Hand cutting dovetails really isn't that hard, and even if your early efforts aren't things of beauty they'll still be strong, secure joints. Plus once you get a bit more experience you can spot a jig cut dovetail from the other side of the room, and I'm talking about expensive jigs when I say that, not just the cheap fixed comb models. And having the skill and confidence to hand cut dovetails opens the door for lots of other joints, which if you use a jig as a crutch will always be denied to you.

But if you absolutely insist on a jig then take a look at the David Barron system, not only is it _much_ cheaper, but it's the only "assisted dovetail route" that will allow the ultra fine, needle cut or "London pattern" dovetails.

http://www.davidbarronfurniture.co.uk/d ... _books.asp

Good luck!


----------



## Benchwayze (27 Jul 2015)

Hi Custard,

Just a quick question please? 
Are you referring to the hand held guide DB uses to hand saw his dovetails? 

EDIT: 
Andrew:

Have a look at the Keller dovetail Jig. It's the simplest, most straightforward jig on the market, for my money. It's user friendly, and board widths are unlimited, without anything further to buy. And for loads of dovetails in a big kitchen it's the answer. You'll have to get one from the USA nowadays, so take your chances with Customs. 

Thanks

John


----------



## custard (27 Jul 2015)

Benchwayze":11sge1dh said:


> Hi Custard,
> 
> Just a quick question please?
> Are you referring to the hand held guide DB uses to hand saw his dovetails?



Hello John, yes I am. I've seen these in action and had a go myself, they're a superb middle ground between a purely hand cut dovetail and a jig cut version. 

They're better for through dovetails than half lap dovetails, but even on half lap they take care of the tricky part, just leaving the chiselling which really isn't that hard. I would strongly recommend these instead of a full blown jig, and the cost saving is pretty significant too!


----------



## Benchwayze (28 Jul 2015)

Thanks Custard.

I saw his video on the Tube, and I just wondered if that was the aid to which you referred. 

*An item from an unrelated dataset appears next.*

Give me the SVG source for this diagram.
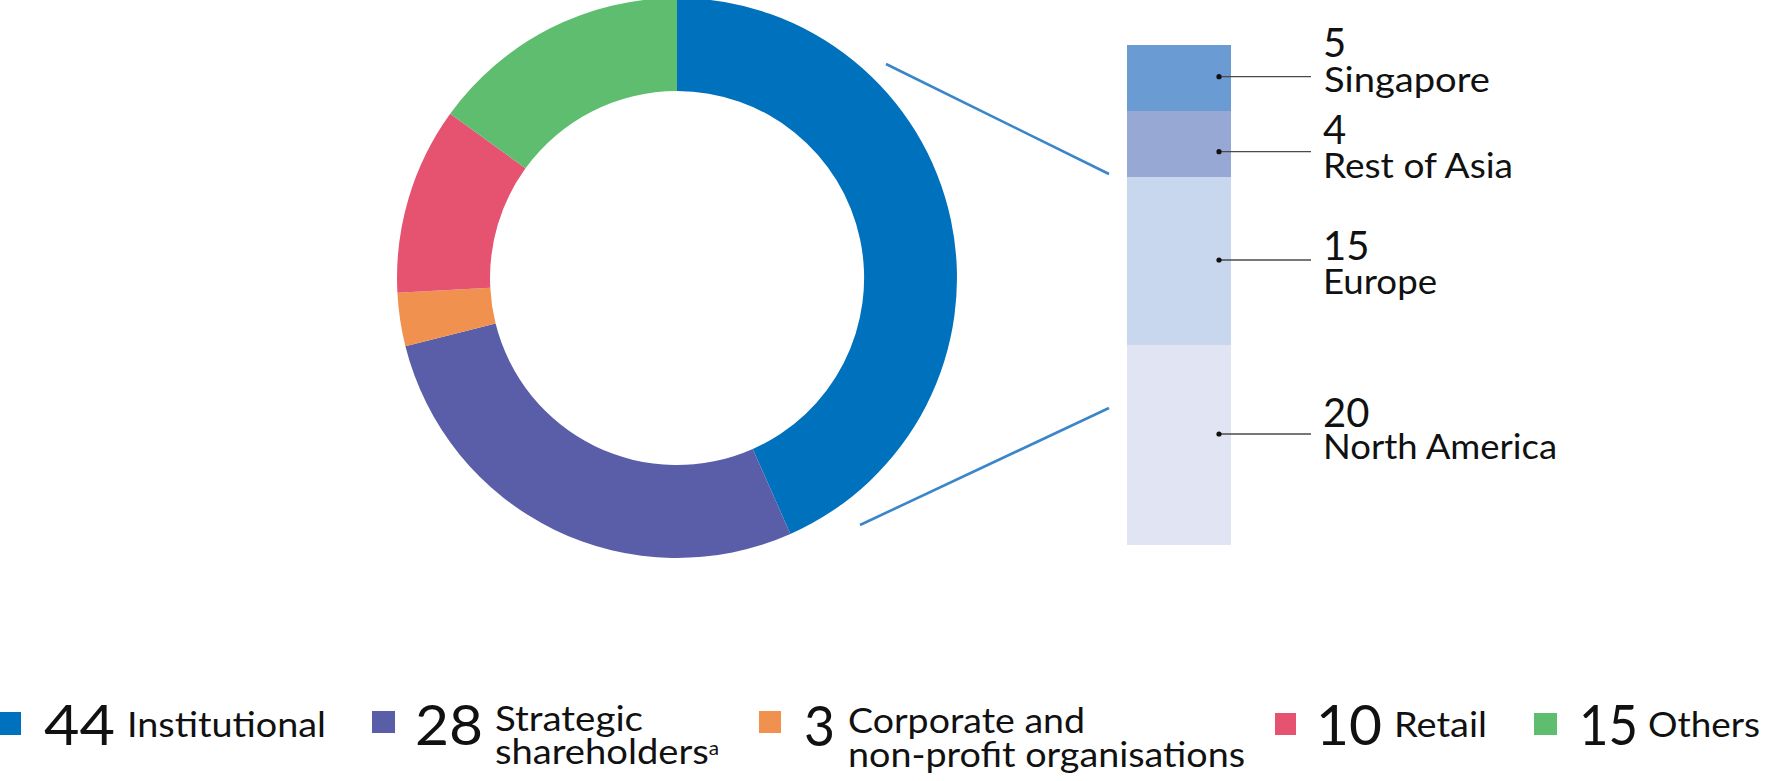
<svg xmlns="http://www.w3.org/2000/svg" width="1775" height="781" viewBox="0 0 1775 781">
<style>
text{font-family:Lato,"Liberation Sans",sans-serif;fill:#111}
.num{font-size:56px}
.lbl{font-size:35px}
.rnum{font-size:40px}
.rlbl{font-size:35px}
.lead{stroke:#4a4a4a;stroke-width:1.3;fill:none}
.conn{stroke:#3a86c8;stroke-width:2.6;fill:none}
</style>
<rect width="1775" height="781" fill="#fff"/>
<g id="donut">
<path id="seg-institutional" fill="#0071bc" d="M677,-2 A280,280 0 0 1 790.4,534 L752.8,449 A187,187 0 0 0 677,91 Z"/>
<path id="seg-strategic" fill="#5a5ea8" d="M790.4,534 A280,280 0 0 1 405.4,346.2 L495.6,323.6 A187,187 0 0 0 752.8,449 Z"/>
<path id="seg-corporate" fill="#f09150" d="M405.4,346.2 A280,280 0 0 1 397.4,292.7 L490.3,287.8 A187,187 0 0 0 495.6,323.6 Z"/>
<path id="seg-retail" fill="#e55371" d="M397.4,292.7 A280,280 0 0 1 450.2,113.8 L525.5,168.3 A187,187 0 0 0 490.3,287.8 Z"/>
<path id="seg-others" fill="#5fbd6f" d="M450.2,113.8 A280,280 0 0 1 677,-2 L677,91 A187,187 0 0 0 525.5,168.3 Z"/>
</g>
<g id="connectors">
<line class="conn" x1="886" y1="64" x2="1109" y2="174"/>
<line class="conn" x1="860" y1="525" x2="1109" y2="408"/>
</g>
<g id="bar">
<g id="bar-singapore">
<rect x="1127" y="45" width="104" height="66" fill="#6b9bd3"/>
<line class="lead" x1="1219" y1="76.7" x2="1311" y2="76.7"/>
<circle cx="1219" cy="76.7" r="2.6" fill="#111"/>
<text class="rnum" x="1323" y="57">5</text>
<text class="rlbl" x="1324" y="92" textLength="166" lengthAdjust="spacingAndGlyphs">Singapore</text>
</g>
<g id="bar-restofasia">
<rect x="1127" y="111" width="104" height="66" fill="#97a8d5"/>
<line class="lead" x1="1219" y1="151.7" x2="1311" y2="151.7"/>
<circle cx="1219" cy="151.7" r="2.6" fill="#111"/>
<text class="rnum" x="1323" y="144">4</text>
<text class="rlbl" x="1323" y="177.5" textLength="190" lengthAdjust="spacingAndGlyphs">Rest of Asia</text>
</g>
<g id="bar-europe">
<rect x="1127" y="177" width="104" height="168" fill="#c8d7ee"/>
<line class="lead" x1="1219" y1="260" x2="1311" y2="260"/>
<circle cx="1219" cy="260" r="2.6" fill="#111"/>
<text class="rnum" x="1323" y="259.5">15</text>
<text class="rlbl" x="1323" y="293.5" textLength="114" lengthAdjust="spacingAndGlyphs">Europe</text>
</g>
<g id="bar-northamerica">
<rect x="1127" y="345" width="104" height="200" fill="#e0e4f3"/>
<line class="lead" x1="1219" y1="434" x2="1311" y2="434"/>
<circle cx="1219" cy="434" r="2.6" fill="#111"/>
<text class="rnum" x="1323" y="426.5">20</text>
<text class="rlbl" x="1323" y="459" textLength="234" lengthAdjust="spacingAndGlyphs">North America</text>
</g>
</g>
<g id="legend">
<g id="legend-institutional">
<rect x="0" y="712" width="21" height="23" fill="#0071bc"/>
<text class="num" x="44" y="745" textLength="71" lengthAdjust="spacingAndGlyphs">44</text>
<text class="lbl" x="127" y="737" textLength="199" lengthAdjust="spacingAndGlyphs">Institutional</text>
</g>
<g id="legend-strategic">
<rect x="372" y="711" width="23" height="22" fill="#5a5ea8"/>
<text class="num" x="415" y="745" textLength="68" lengthAdjust="spacingAndGlyphs">28</text>
<text class="lbl" x="495" y="731" textLength="148" lengthAdjust="spacingAndGlyphs">Strategic</text>
<text class="lbl" x="495" y="764" textLength="224" lengthAdjust="spacingAndGlyphs">shareholders<tspan font-size="19" dy="-9">a</tspan></text>
</g>
<g id="legend-corporate">
<rect x="759" y="711" width="22" height="22" fill="#f09150"/>
<text class="num" x="804" y="746" textLength="31" lengthAdjust="spacingAndGlyphs">3</text>
<text class="lbl" x="848" y="733" textLength="237" lengthAdjust="spacingAndGlyphs">Corporate and</text>
<text class="lbl" x="848" y="767" textLength="397" lengthAdjust="spacingAndGlyphs">non-profit organisations</text>
</g>
<g id="legend-retail">
<rect x="1275" y="713" width="21" height="22" fill="#e55371"/>
<text class="num" x="1316" y="745" textLength="66" lengthAdjust="spacingAndGlyphs">10</text>
<text class="lbl" x="1394" y="737" textLength="93" lengthAdjust="spacingAndGlyphs">Retail</text>
</g>
<g id="legend-others">
<rect x="1534" y="713" width="23" height="22" fill="#5fbd6f"/>
<text class="num" x="1579" y="745" textLength="59" lengthAdjust="spacingAndGlyphs">15</text>
<text class="lbl" x="1648" y="737" textLength="112" lengthAdjust="spacingAndGlyphs">Others</text>
</g>
</g>
</svg>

It's been a couple of years since I cut myself a dovetail, and like you I use a jig when I have scores of them to cut; for the 'utility jobs'. Even at that I don't cut many, being a hobby worker these days. I think I might just get some scraps from the box, and get my hand and eye back in, I've spent enough money lately and I could use a few 'book-ends'! :mrgreen: 

Thanks again

John


----------